Toward the end of a Q&A session at the Angelika Film Center with director Lisa Immordino Vreeland, whose new documentary about fashion icon Diana Vreeland had just been screened, the first-time moviemaker was asked when the film’s soundtrack might be available. “I don’t know,” admitted Vreeland, a tall, willowy brunette who’s married to Diana’s grandson. “I guess it’ll come out on DVD. I’m new to all this!”
Vreeland’s frankness — and her top-drawer film about the legendary editor of Harper’s Bazaar and Vogue magazines — seemed to typify the first few days of the sixth annual Dallas International Film Festival, presented by the Dallas Film Society. As always the festival has been an intriguing mix of glamour and spontaneity, fascinating new films of all stripes, and up-close, unscripted glimpses of the people who make them.
Take Thursday’s Opening Night Gala presentation at the Majestic Theatre, for instance. Before the screening of Liberal Arts, a thoughtful flick starring the likes of Zac Efron, Elizabeth Olson, and Josh Radnor, there was a Red Carpet parade outside on the Majestic sidewalk that had a little something for everyone.
Austinite Mark Potts, who directed Cinema Six, a low-budget (less than $100,000) film about aimless guys working at a family-run movie theater, said he was here not only to show the film, but to shop his next project. Actor Drew Waters (Friday Night Lights) was talking up Cowgirls ‘N’ Angels, a family-friendly adventure about rodeo in which he plays a “broken-down rodeo clown.” The role wasn’t too much of a stretch for him, Waters explained, since he was actually on the rodeo circuit, participating in “bull and bare” (bull-riding and bareback-bronco riding) events for four years on the East Coast.
Then there were the businesspeople who were funding the festival. Among them: Arthur E. Benjamin, back for his third year at DIFF, and Gina and Scott Ginsburg, whose Boardwalk Auto Group Volkswagen Dealers are the 2012 presenting sponsor. The Ginsburgs are movie buffs who’ve been involved with DIFF and other local film festivals for 12 years, Scott said. So why is VW being featured, when he sells other, more upscale autos as well? “VW has an excellent product line,” Scott replied. “It’s among the fastest-growing lines in the world and, with our new factory in Tennessee, the Passat is made right here in the United States.”
The next day still more festival sponsors — and officials — turned up at the Hotel Palomar for the exclusive annual Chairman’s Luncheon. The guests included Janis Burklund of the sponsoring Dallas Film Commission, film society board members Ellen Winspear and Don Stokes, former DIFF chairman Michael Cain, and festival patriarch Leiner Temerlin and his wife, Karla. While a video screen behind them played continuous snippets of various DIFF films, Lynn McBee, film society board chairman, and Lee Papert, the group’s president and CEO, gave brief, graceful welcome talks. And everybody chit-chatted about — what else — film.

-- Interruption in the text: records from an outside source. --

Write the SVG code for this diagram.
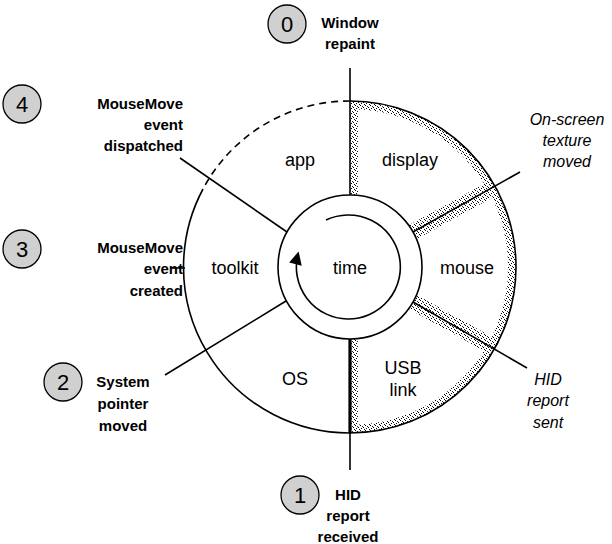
<svg xmlns="http://www.w3.org/2000/svg" width="612" height="544" viewBox="0 0 612 544">
<style>
text{font-family:"Liberation Sans",Arial,sans-serif;font-size:15px;fill:#000}
.b{font-weight:bold}
.i{font-style:italic;font-size:16px}
.n{font-size:22px;text-anchor:middle}
.c{text-anchor:middle}
.r{text-anchor:end}
.s{font-size:18px;text-anchor:middle}
.ln{stroke:#000;stroke-width:1.6;fill:none}
.badge{fill:#d0d0d0;stroke:#000;stroke-width:1.3}
</style>
<defs>
<pattern id="stip" width="5" height="5" patternUnits="userSpaceOnUse">
<rect x="0" y="0" width="1" height="1" fill="#000"/><rect x="3" y="2" width="1" height="1" fill="#000"/><rect x="1" y="3" width="1" height="1" fill="#000"/><rect x="4" y="4" width="1" height="1" fill="#000"/><rect x="2" y="1" width="1" height="1" fill="#222"/>
</pattern>
<clipPath id="rh"><path d="M350,101 A166,166 0 0 1 350,433 L350,339 A72,72 0 0 0 350,195 Z"/></clipPath>
<marker id="ah" viewBox="0 0 10 10" refX="8" refY="5" markerWidth="15" markerHeight="13" markerUnits="userSpaceOnUse" orient="auto"><path d="M0,0 L10,5 L0,10 Z" fill="#000"/></marker>
</defs>
<g id="stipple" clip-path="url(#rh)" fill="none" stroke="url(#stip)" stroke-width="16">
<circle cx="350" cy="267" r="166"/>
<line x1="350" y1="100" x2="350" y2="195"/>
<line x1="413" y1="232" x2="497" y2="186"/>
<line x1="413" y1="302" x2="497" y2="349"/>
<line x1="350" y1="339" x2="350" y2="433"/>
</g>
<g id="connectors">
<path class="ln" d="M203,189 A166,166 0 0 0 350,433 A166,166 0 0 0 350,101"/>
<path class="ln" d="M350,101 A166,166 0 0 0 203,189" stroke-dasharray="7,5"/>
<circle class="ln" cx="350" cy="267" r="72"/>
<line class="ln" x1="350" y1="68" x2="350" y2="195"/>
<line x1="350" y1="339" x2="350" y2="433" stroke="#000" stroke-width="3.2"/>
<line class="ln" x1="350" y1="433" x2="350" y2="470"/>
<line class="ln" x1="413" y1="232" x2="520" y2="172"/>
<line class="ln" x1="413" y1="302" x2="527" y2="368"/>
<line class="ln" x1="180" y1="158" x2="287" y2="232"/>
<line class="ln" x1="165" y1="375" x2="286" y2="301"/>
<line class="ln" x1="172" y1="268" x2="185" y2="268"/>
<path class="ln" d="M326,220 A52,52 0 1 1 298,254" marker-end="url(#ah)"/>
</g>
<g id="sectors">
<text x="300" y="166" class="s">app</text>
<text x="410" y="166" class="s">display</text>
<text x="235" y="274" class="s">toolkit</text>
<text x="350" y="274" class="s">time</text>
<text x="467" y="274" class="s">mouse</text>
<text x="295" y="385" class="s">OS</text>
<text x="403" y="374" class="s">USB</text>
<text x="403" y="396" class="s">link</text>
</g>
<g id="n0"><circle class="badge" cx="287" cy="24" r="19"/><text x="287" y="32" class="n">0</text>
<text x="350" y="28" class="c b">Window</text><text x="350" y="49" class="c b">repaint</text></g>
<g id="n4"><circle class="badge" cx="22" cy="104" r="19"/><text x="22" y="112" class="n">4</text>
<text x="183" y="109" class="r b">MouseMove</text><text x="183" y="130" class="r b">event</text><text x="183" y="151" class="r b">dispatched</text></g>
<g id="n3"><circle class="badge" cx="22" cy="249" r="19"/><text x="22" y="257" class="n">3</text>
<text x="183" y="253" class="r b">MouseMove</text><text x="183" y="274" class="r b">event</text><text x="183" y="296" class="r b">created</text></g>
<g id="n2"><circle class="badge" cx="63" cy="382" r="19"/><text x="63" y="390" class="n">2</text>
<text x="123" y="387" class="c b">System</text><text x="123" y="409" class="c b">pointer</text><text x="123" y="431" class="c b">moved</text></g>
<g id="n1"><circle class="badge" cx="300" cy="495" r="19"/><text x="300" y="503" class="n">1</text>
<text x="348" y="500" class="c b">HID</text><text x="348" y="521" class="c b">report</text><text x="348" y="542" class="c b">received</text></g>
<g id="texture"><text x="567" y="125" class="c i">On-screen</text><text x="567" y="146" class="c i">texture</text><text x="567" y="167" class="c i">moved</text></g>
<g id="hidsent"><text x="548" y="385" class="c i">HID</text><text x="548" y="406" class="c i">report</text><text x="548" y="428" class="c i">sent</text></g>
</svg>
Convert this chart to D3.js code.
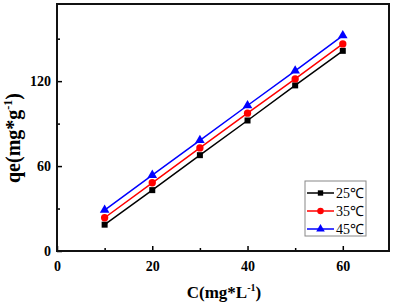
<!doctype html>
<html>
<head>
<meta charset="utf-8">
<script src="https://d3js.org/d3.v7.min.js"></script>
<style>
  body { margin: 0; background: #fff; }
  text { font-family: "Liberation Serif", "Times New Roman", serif; }
</style>
</head>
<body>
<div id="chart"></div>
<script>
// data
var concentrations = [10, 20, 30, 40, 50, 60];
var q25 = [18.6, 43.0, 67.7, 92.2, 117.0, 141.4];
var q35 = [23.5, 48.2, 72.8, 97.4, 121.6, 146.3];
var q45 = [28.9, 53.6, 78.2, 102.8, 127.3, 152.2];
var seriesNames = ["25℃", "35℃", "45℃"];
var xTicks = [0, 20, 40, 60];
var yTicks = [0, 60, 120];

var W = 393, H = 304;
var margin = { top: 4, right: 4, bottom: 53, left: 57 };
var width = W - margin.left - margin.right,
    height = H - margin.top - margin.bottom;

var svg = d3.select("#chart").append("svg")
    .attr("width", W).attr("height", H);
var g = svg.append("g")
    .attr("transform", "translate(" + margin.left + "," + margin.top + ")");

var x = d3.scaleLinear().domain([0, 69.7]).range([0, width]);
var y = d3.scaleLinear().domain([0, 174.5]).range([height, 0]);

// ticks (all pointing inward)
g.append("g")
    .attr("transform", "translate(0," + height + ")")
    .call(d3.axisBottom(x).tickValues([10, 30, 50]).tickSize(-3).tickFormat(""))
    .call(function (a) { a.select(".domain").remove(); a.selectAll("line").attr("stroke-width", 1.5); });
g.append("g")
    .attr("transform", "translate(0," + height + ")")
    .call(d3.axisBottom(x).tickValues(xTicks).tickSize(-5).tickPadding(10))
    .call(function (a) {
        a.select(".domain").remove();
        a.selectAll("line").attr("stroke-width", 1.5);
        a.selectAll("text").attr("font-size", 14).attr("font-weight", "bold")
            .attr("font-family", "Liberation Serif, serif").attr("fill", "#000");
    });
g.append("g")
    .call(d3.axisLeft(y).tickValues([30, 90, 150]).tickSize(-3).tickFormat(""))
    .call(function (a) { a.select(".domain").remove(); a.selectAll("line").attr("stroke-width", 1.5); });
g.append("g")
    .call(d3.axisLeft(y).tickValues(yTicks).tickSize(-5).tickPadding(6))
    .call(function (a) {
        a.select(".domain").remove();
        a.selectAll("line").attr("stroke-width", 1.5);
        a.selectAll("text").attr("font-size", 14).attr("font-weight", "bold")
            .attr("font-family", "Liberation Serif, serif").attr("fill", "#000");
    });

// frame
g.append("rect")
    .attr("width", width).attr("height", height)
    .attr("fill", "none").attr("stroke", "#111").attr("stroke-width", 2);

var series = [
    { name: seriesNames[0], values: q25, color: "#000000", shape: d3.symbolSquare, size: 36 },
    { name: seriesNames[1], values: q35, color: "#ff0000", shape: d3.symbolCircle, size: 42 },
    { name: seriesNames[2], values: q45, color: "#0000ff", shape: d3.symbolTriangle, size: 40 }
];

var line = d3.line()
    .x(function (d) { return x(d[0]); })
    .y(function (d) { return y(d[1]); });

series.forEach(function (s) {
    var pts = concentrations.map(function (c, i) { return [c, s.values[i]]; });
    g.append("path")
        .datum(pts)
        .attr("d", line)
        .attr("fill", "none")
        .attr("stroke", s.color)
        .attr("stroke-width", 1.5);
    g.selectAll(null)
        .data(pts)
        .enter().append("path")
        .attr("d", d3.symbol().type(s.shape).size(s.size))
        .attr("transform", function (d) { return "translate(" + x(d[0]) + "," + y(d[1]) + ")"; })
        .attr("fill", s.color);
});

// legend
var lg = svg.append("g").attr("transform", "translate(305,181)");
lg.append("rect")
    .attr("width", 61).attr("height", 55)
    .attr("fill", "#fff").attr("stroke", "#888").attr("stroke-width", 1);
series.forEach(function (s, i) {
    var yy = 12 + i * 18;
    lg.append("line")
        .attr("x1", 2).attr("x2", 29).attr("y1", yy).attr("y2", yy)
        .attr("stroke", s.color).attr("stroke-width", 1.5);
    lg.append("path")
        .attr("d", d3.symbol().type(s.shape).size(s.size * 0.8))
        .attr("transform", "translate(15.5," + yy + ")")
        .attr("fill", s.color);
    lg.append("text")
        .attr("x", 31).attr("y", yy + 5)
        .attr("font-size", 14)
        .text(s.name);
});

// axis titles
svg.append("text")
    .attr("x", 224).attr("y", 298)
    .attr("text-anchor", "middle")
    .attr("font-size", 17).attr("font-weight", "bold")
    .html('C(mg*L<tspan dy="-7" font-size="10">-1</tspan><tspan dy="7">)</tspan>');
svg.append("text")
    .attr("transform", "translate(20,138) rotate(-90)")
    .attr("text-anchor", "middle")
    .attr("font-size", 20).attr("font-weight", "bold")
    .html('qe(mg*g<tspan dy="-8" font-size="12">-1</tspan><tspan dy="8">)</tspan>');
</script>
</body>
</html>
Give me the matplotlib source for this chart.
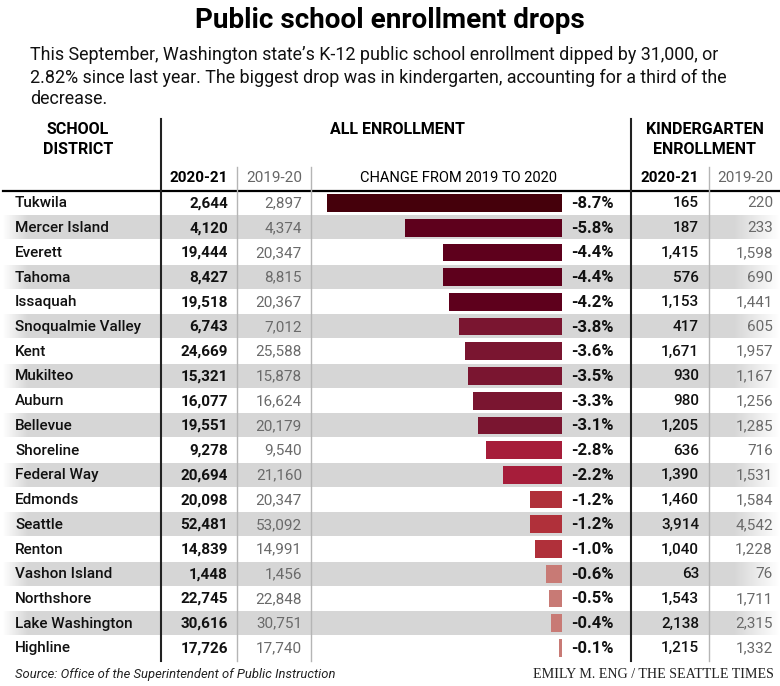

Four days later, Winspear was among those in the audience for a screening of the much-anticipated Diana Vreeland: The Eye Has to Travel. Fast-paced and visually compelling, the film is the first feature-length documentary look at Vreeland, a visionary legend who revolutionized journalism as well as fashion with her outsized, original point of view.
The movie features vintage photos and TV and film clips, as well as no fewer than 45 “talking heads,” including fashion designers like Manolo Blahnik, actress Ali McGraw and models Lauren Hutton and Penelope Tree. Vreeland, who died in 1989, “saw things in people before they saw it themselves,” says designer Diane Von Furstenberg. In one telling clip, which has Vreeland addressing the idea of a story about her life, she tells interviewer George Plimpton: “I don’t give a damn what’s in it, as long as it sells. I’m as practical as Bloomingdale’s.”
That practicality, as well as her creativity and positive outlook, make Vreeland an excellent contemporary role model, director Lisa Immordino Vreeland said after the screening. The message is “to believe in yourself — to know that you can live beyond any possible dreams,” Lisa said. “Have faith in yourself.”
Then the filmmaker, who’s currently working on another project about another, unnamed “visionary woman,” was off to be interviewed by Peter Simek of the FrontRow arts website, at Dallas’ West Village. Diane Vreeland: The Eye Has to Travel will be shown again today at the Angelika at 7 p.m. Thursday afternoon, Lisa Vreeland will be at the Forty Five Ten clothing boutique, signing copies of her book by the same name, beginning at 5.
And the Dallas film festival beat goes on.